* [Data supplied]:
:::

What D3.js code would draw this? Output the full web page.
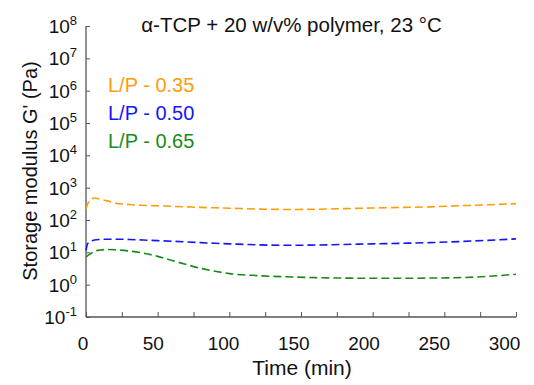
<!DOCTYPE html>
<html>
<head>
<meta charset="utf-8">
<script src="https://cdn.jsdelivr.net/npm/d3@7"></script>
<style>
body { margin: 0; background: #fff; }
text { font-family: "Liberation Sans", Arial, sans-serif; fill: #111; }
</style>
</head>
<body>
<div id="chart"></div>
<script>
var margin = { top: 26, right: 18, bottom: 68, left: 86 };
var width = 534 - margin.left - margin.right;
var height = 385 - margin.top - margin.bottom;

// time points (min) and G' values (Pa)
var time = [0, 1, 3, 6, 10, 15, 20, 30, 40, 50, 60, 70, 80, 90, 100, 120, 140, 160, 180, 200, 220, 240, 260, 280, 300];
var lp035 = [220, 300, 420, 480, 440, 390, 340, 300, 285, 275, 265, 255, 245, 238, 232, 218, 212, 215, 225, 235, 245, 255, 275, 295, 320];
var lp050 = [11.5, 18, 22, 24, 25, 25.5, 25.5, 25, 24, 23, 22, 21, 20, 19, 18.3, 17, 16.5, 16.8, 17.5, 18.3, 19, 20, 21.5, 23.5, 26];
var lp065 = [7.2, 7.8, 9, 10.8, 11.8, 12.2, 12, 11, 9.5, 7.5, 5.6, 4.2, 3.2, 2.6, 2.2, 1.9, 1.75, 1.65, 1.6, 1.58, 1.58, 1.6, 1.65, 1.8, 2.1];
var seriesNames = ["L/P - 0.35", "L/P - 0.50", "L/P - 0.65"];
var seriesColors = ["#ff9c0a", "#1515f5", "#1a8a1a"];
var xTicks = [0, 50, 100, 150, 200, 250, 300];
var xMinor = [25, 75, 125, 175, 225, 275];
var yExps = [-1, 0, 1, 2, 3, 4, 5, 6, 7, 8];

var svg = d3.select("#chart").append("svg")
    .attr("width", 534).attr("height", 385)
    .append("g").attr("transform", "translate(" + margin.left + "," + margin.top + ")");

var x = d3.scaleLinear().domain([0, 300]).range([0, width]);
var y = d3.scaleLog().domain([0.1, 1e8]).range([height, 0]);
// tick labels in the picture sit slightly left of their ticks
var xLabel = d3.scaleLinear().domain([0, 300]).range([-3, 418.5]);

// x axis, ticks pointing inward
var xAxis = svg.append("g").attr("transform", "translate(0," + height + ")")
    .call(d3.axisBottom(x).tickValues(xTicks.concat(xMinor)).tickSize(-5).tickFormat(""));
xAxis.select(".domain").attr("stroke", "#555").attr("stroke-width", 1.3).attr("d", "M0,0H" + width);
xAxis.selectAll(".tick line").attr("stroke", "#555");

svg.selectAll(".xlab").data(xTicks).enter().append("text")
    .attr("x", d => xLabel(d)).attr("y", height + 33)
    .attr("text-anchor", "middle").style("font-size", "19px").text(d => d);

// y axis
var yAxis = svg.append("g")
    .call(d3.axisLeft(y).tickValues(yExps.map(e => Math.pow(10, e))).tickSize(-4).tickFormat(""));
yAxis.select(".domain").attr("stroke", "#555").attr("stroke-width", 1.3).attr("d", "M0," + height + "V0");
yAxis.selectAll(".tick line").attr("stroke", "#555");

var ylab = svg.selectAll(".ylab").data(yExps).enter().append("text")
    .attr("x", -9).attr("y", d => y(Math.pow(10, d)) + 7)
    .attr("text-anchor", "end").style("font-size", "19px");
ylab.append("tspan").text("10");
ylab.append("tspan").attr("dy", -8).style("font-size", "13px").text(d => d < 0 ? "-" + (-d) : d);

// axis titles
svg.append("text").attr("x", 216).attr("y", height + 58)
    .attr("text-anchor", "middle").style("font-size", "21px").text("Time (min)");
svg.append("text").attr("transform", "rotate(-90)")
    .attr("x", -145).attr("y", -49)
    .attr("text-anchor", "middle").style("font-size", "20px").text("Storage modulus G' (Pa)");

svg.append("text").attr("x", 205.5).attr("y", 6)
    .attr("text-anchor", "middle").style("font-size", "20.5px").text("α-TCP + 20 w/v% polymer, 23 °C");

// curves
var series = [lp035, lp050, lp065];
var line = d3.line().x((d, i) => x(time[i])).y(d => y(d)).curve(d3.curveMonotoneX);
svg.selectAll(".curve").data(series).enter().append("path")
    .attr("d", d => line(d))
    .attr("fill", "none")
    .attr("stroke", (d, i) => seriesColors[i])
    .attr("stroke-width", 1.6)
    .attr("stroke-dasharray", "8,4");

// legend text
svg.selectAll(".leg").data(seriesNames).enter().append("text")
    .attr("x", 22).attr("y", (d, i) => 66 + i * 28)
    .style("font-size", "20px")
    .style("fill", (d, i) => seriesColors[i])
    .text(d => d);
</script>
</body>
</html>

:::

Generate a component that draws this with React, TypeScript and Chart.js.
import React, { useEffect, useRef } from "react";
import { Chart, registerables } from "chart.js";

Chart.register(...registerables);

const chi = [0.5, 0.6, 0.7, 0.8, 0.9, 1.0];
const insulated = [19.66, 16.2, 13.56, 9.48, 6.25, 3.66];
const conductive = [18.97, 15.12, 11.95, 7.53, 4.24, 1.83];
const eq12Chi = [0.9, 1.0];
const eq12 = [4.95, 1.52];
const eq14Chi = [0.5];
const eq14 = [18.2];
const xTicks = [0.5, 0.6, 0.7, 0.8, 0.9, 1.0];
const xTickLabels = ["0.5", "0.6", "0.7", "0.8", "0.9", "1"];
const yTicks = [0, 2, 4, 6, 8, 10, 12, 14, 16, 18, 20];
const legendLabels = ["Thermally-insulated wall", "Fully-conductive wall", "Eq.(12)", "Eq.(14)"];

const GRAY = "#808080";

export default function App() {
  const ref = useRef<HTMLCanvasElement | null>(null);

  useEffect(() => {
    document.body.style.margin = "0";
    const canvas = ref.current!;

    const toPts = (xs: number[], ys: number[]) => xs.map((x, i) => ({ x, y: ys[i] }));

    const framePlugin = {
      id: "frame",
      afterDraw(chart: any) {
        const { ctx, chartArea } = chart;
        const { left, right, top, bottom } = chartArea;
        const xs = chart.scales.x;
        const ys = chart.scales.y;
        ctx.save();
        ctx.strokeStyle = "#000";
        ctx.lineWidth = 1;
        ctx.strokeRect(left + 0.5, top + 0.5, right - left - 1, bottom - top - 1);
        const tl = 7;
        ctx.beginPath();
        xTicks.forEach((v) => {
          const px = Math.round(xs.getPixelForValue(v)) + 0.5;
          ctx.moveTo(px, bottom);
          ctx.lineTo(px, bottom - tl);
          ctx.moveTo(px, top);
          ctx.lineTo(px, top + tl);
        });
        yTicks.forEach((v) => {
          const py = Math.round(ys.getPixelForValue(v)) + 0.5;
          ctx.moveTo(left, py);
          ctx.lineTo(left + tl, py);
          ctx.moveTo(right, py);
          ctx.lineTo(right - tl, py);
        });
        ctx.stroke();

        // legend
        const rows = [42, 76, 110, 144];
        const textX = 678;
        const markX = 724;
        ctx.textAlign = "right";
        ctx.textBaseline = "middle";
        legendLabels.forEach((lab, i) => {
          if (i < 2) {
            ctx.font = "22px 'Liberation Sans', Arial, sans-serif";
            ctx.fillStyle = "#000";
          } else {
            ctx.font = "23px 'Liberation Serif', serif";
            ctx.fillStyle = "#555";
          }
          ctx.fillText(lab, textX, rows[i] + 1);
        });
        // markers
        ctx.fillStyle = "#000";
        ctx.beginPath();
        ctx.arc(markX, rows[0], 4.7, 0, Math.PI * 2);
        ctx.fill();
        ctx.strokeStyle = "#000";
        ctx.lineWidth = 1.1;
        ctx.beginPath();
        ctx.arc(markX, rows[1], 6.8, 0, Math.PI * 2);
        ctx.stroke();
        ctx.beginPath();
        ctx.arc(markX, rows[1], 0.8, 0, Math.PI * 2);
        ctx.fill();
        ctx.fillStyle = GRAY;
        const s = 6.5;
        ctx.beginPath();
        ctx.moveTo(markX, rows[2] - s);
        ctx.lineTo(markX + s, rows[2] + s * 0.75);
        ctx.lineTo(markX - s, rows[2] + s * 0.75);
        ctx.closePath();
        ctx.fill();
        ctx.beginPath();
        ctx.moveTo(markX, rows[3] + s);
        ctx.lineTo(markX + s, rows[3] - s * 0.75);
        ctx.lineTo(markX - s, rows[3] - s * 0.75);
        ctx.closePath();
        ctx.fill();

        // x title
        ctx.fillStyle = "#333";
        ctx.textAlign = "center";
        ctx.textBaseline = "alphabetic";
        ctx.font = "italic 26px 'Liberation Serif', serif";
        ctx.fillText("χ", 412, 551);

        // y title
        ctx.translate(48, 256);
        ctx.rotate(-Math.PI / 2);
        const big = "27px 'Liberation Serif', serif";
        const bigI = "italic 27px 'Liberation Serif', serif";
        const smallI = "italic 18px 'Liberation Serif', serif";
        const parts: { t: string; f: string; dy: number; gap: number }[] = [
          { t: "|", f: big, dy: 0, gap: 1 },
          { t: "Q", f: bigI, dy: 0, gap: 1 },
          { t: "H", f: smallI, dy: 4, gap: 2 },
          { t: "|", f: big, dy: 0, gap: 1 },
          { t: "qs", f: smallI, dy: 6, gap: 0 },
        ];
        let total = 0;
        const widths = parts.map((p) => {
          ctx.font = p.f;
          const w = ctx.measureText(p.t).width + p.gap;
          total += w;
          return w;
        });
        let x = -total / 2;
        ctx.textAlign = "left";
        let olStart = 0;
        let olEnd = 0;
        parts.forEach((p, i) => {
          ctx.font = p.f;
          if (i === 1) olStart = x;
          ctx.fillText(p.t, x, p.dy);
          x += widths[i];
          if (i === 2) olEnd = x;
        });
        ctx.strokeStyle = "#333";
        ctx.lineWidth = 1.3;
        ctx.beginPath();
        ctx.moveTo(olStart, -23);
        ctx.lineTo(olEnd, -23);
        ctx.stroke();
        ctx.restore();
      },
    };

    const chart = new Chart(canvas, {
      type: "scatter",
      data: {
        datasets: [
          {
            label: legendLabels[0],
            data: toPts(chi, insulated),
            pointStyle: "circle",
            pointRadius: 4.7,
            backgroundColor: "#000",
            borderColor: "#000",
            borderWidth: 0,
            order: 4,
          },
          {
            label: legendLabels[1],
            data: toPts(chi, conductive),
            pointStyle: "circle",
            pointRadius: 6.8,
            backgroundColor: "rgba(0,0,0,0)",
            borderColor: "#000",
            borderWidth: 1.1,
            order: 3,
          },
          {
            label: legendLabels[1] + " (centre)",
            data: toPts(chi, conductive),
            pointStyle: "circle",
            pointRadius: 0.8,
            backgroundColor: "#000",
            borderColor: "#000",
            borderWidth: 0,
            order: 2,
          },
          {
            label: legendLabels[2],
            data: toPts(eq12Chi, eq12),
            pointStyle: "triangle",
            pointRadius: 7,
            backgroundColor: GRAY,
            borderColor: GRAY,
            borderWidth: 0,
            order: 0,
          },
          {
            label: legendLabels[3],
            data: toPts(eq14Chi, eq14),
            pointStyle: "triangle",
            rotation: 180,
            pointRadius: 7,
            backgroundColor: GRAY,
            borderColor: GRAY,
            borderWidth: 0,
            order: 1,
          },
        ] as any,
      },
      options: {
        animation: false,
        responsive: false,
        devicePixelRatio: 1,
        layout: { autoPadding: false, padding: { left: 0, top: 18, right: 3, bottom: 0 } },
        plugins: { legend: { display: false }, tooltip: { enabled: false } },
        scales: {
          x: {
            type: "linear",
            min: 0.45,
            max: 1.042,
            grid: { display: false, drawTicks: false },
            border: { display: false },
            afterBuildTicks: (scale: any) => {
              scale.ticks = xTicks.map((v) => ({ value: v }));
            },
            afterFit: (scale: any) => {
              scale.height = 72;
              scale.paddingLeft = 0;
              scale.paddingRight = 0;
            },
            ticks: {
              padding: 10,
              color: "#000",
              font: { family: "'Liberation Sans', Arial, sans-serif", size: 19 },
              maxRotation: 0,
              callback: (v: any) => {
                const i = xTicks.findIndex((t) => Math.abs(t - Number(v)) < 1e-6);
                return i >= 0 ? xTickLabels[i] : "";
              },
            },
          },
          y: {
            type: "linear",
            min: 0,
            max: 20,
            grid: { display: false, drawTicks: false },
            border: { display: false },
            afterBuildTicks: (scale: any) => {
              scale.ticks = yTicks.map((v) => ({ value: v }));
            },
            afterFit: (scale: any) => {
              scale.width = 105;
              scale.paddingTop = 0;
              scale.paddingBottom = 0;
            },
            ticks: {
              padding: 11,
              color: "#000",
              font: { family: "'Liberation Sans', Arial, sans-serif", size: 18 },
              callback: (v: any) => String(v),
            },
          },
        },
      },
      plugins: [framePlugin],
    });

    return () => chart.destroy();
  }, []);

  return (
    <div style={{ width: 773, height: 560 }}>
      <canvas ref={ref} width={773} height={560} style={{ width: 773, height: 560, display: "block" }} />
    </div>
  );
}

:::

Start with the line that includes "What D3.js code" and finish with the line that includes "var height = 385": reproduce those lines exactly, nothing before or after, and omit any pictures.

* [Finished task]:
What D3.js code would draw this? Output the full web page.
<!DOCTYPE html>
<html>
<head>
<meta charset="utf-8">
<script src="https://cdn.jsdelivr.net/npm/d3@7"></script>
<style>
body { margin: 0; background: #fff; }
text { font-family: "Liberation Sans", Arial, sans-serif; fill: #111; }
</style>
</head>
<body>
<div id="chart"></div>
<script>
var margin = { top: 26, right: 18, bottom: 68, left: 86 };
var width = 534 - margin.left - margin.right;
var height = 385 - margin.top - margin.bottom;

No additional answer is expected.